= Ian Millhiser =

American legal journalist

Ian Millhiser is an American legal journalist and senior correspondent for Vox. He previously wrote for ThinkProgress as a columnist and worked as a senior constitutional policy analyst at the Center for American Progress. Millhiser writes articles about the Supreme Court, and has criticized many of its decisions.

== Biography ==
Millhiser received his B.A. in philosophy from Kenyon College in 2000 and his J.D. magna cum laude from Duke University School of Law in 2006, where he was a member of the Order of the Coif and the senior note editor for the Duke Law Journal. He subsequently clerked for Judge Eric L. Clay of the United States Court of Appeals for the Sixth Circuit and served as a Teach For America corps member in the Mississippi Delta.
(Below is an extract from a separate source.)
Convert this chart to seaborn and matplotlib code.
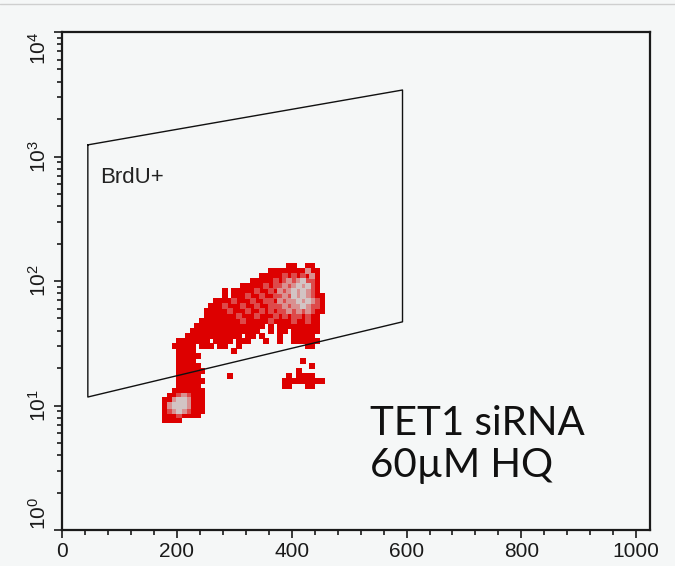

He has also worked as an attorney at the National Senior Citizens Law Center’s Federal Rights Project and as assistant director for communications at the American Constitution Society.

Millhiser is the author of two books about the Supreme Court of the United States: Injustices: The Supreme Court's History of Comforting the Comfortable and Afflicting the Afflicted (2015) and The Agenda: How a Republican Supreme Court Is Reshaping America (2021). Reviews of The Agenda were published in the Guardian and the Washington Post.